### The request
Retype word for word the first line of the listing and each line after it up to the line with "plt.rcParams['font.family'] = ['Liberation", with the pictures taken out.

### Dataset extract
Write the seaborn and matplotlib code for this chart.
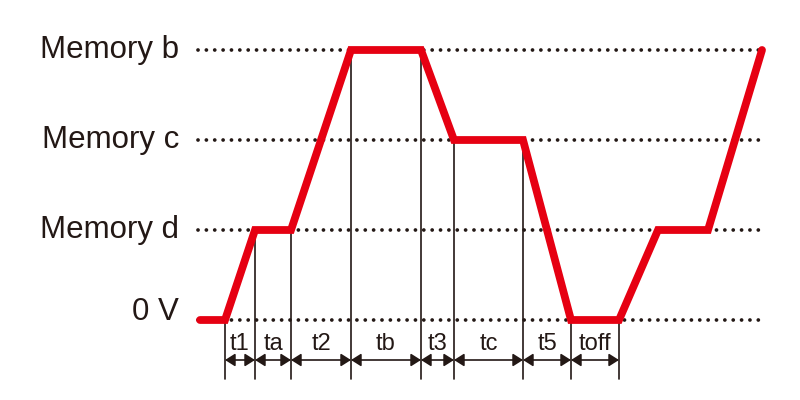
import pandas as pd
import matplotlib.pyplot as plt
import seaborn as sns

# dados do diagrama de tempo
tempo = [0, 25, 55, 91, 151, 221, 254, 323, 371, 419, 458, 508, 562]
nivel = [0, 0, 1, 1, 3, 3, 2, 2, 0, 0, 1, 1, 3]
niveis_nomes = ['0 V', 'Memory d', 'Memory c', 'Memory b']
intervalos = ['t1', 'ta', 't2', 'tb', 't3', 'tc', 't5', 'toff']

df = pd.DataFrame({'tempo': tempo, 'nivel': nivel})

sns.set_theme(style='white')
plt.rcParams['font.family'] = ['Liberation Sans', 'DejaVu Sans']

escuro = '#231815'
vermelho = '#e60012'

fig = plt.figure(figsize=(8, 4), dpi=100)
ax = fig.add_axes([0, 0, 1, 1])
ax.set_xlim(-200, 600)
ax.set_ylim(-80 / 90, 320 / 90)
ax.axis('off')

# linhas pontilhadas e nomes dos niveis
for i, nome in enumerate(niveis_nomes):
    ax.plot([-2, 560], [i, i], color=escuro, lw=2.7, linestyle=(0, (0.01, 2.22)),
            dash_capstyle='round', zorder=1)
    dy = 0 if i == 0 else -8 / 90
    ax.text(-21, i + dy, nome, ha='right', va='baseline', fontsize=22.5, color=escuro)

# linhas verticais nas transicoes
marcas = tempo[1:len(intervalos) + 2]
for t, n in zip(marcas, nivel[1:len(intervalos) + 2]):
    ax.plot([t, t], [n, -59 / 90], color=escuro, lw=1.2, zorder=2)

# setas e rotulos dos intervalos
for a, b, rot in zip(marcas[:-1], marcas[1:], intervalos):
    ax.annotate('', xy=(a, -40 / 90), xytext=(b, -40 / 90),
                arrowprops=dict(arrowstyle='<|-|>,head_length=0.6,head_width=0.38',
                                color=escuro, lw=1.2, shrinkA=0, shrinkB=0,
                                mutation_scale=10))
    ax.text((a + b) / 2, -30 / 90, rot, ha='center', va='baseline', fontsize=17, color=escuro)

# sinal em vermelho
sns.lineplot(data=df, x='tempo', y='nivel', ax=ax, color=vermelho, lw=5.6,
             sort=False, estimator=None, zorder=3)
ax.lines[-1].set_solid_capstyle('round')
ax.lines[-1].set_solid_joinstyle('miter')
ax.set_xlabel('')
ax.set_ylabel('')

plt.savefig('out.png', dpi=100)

### Completed exercise
Write the seaborn and matplotlib code for this chart.
import pandas as pd
import matplotlib.pyplot as plt
import seaborn as sns

# dados do diagrama de tempo
tempo = [0, 25, 55, 91, 151, 221, 254, 323, 371, 419, 458, 508, 562]
nivel = [0, 0, 1, 1, 3, 3, 2, 2, 0, 0, 1, 1, 3]
niveis_nomes = ['0 V', 'Memory d', 'Memory c', 'Memory b']
intervalos = ['t1', 'ta', 't2', 'tb', 't3', 'tc', 't5', 'toff']

df = pd.DataFrame({'tempo': tempo, 'nivel': nivel})

sns.set_theme(style='white')
plt.rcParams['font.family'] = ['Liberation Sans', 'DejaVu Sans']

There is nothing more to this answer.